The first instruction is that we call owner when we pass the city of Catania which is about 50 kilometres north of Siracusa. Issy calls him, says ‘OK’ a lot and then hangs up. I ask her how the conversation went. She says that the owner doesn’t speak much English. This doesn’t ease our nervousness too much. He gets his son to calls her back and he tells her that they will meet us at the apartment in about an hour.

The Motorway ends. We only know this because there is a sign saying that you can’t go 130 any more, you can now only go 110. We think that it might have been nice to know this as we got on the motorway, rather than as we got off it.

We take turnoff into Siracusa, and look for signs to Ortigia. We can’t find any. We drive around in circles for an hour until we spy a sign to Ortigia pointing back from the way we’ve come. We follow this and more signs, including one that is hand painted. We end up back where we started. Issy says that the hand painted sign was clearly a hoax to mislead idiot tourists. We drive around some more and eventually find our way onto the bridge onto the island. We now have a map that was provided by the owners that we can follow to our designated car parking garage. The map is very hard to follow and none of the street names are legible. All the streets are very narrow. We soon find ourselves on the bridge that we came onto the island on, only now we’re driving back off it again. We turn the GPS on the phone on. It takes us to a spot on the waterfront, and then says that the only way of getting to the car park is to walk there. We’re not quite sure of the value of a car park that you can’t drive to, but we wonder if perhaps we’re missing something obvious here. We turn the GPS off and follow the map instead. The map says that we need to hug the waterfront on the west side of the island. We do this diligently. It takes us into an area where cars aren’t allowed, and we then find ourselves trying to drive through the courtyard of a church. Issy gets out to see whether we can go any further. She comes back and says that we will need to do a U turn. There are lots of people yelling at us telling us that we can’t be here in a car. There is no room to turn around. We back up into another part of the church courtyard, and do eventually manage to turn around. Issy says that maybe the map is a bit inaccurate, and that maybe we need to be one street back from the waterfront instead. We try this, and it works.
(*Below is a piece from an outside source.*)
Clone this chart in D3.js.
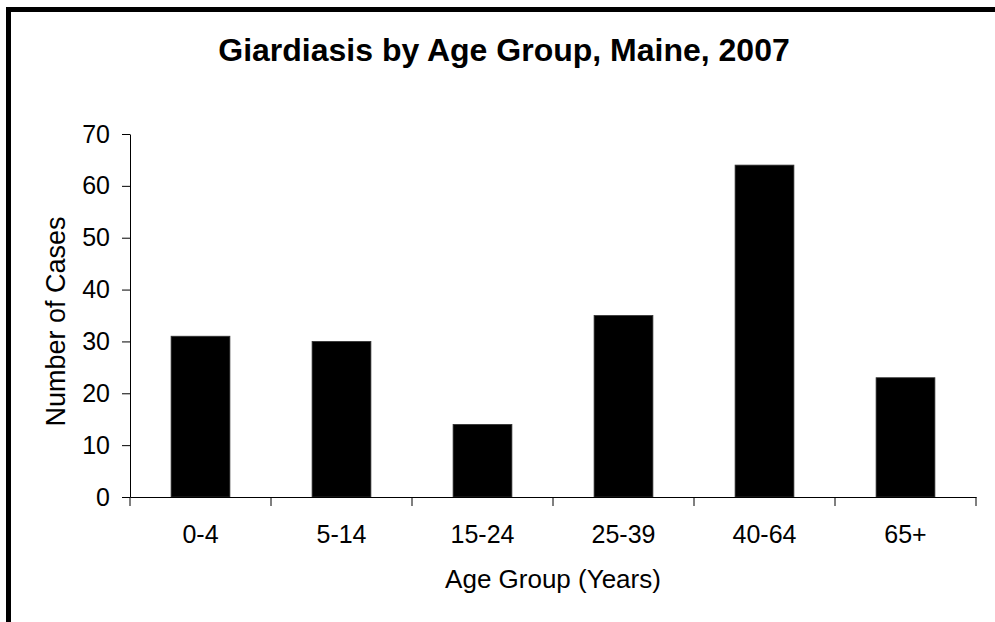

We drive down a very steep ramp into the garage. The instructions that the owners gave us said that the man who operates the garage is very rude. We don’t know if he’s rude or not because he doesn’t speak any English. He wants us to do something but we can’t understand what. We give him the car keys and he drives the car off out of sigby into the back of the car park. We’re sure that we’ve just voided the insurance.

We see a man coming down the ramp into the car park asking if I am Mr David. It is Stefano, and he is the owner of the apartment. His son is with him. It is now three hours since we told him we would be there in an hour and he said that he was getting a bit worried so came looking for us.

We go to leave and I realise that my wallet is still in the car. I find the car in the back of the car park, but it is so close to the car next it on one side and the wall on the other side that I can’t reach in to get it out. The man who manages the car park is a lot bigger around the stomach than I am, so we wonder how he managed to park the car and then get out of it again. Stefano moves to the back of the car and he pushes it out with his hands. This must have been how the manager got it in there. We get the wallet out, and then push the car back in again.

We walk through the main square to the apartment. The square and the cathedral are spectacular, as is the apartment, which is right between the square and the waterfront. Stefano and his son are very nice people. They show us around and tell us that we should call them any time we need anything. The apartment is in a traditional building, and we agree that it will be good to live here like locals.

We have dinner at a restaurant in the square, right outside the apartment.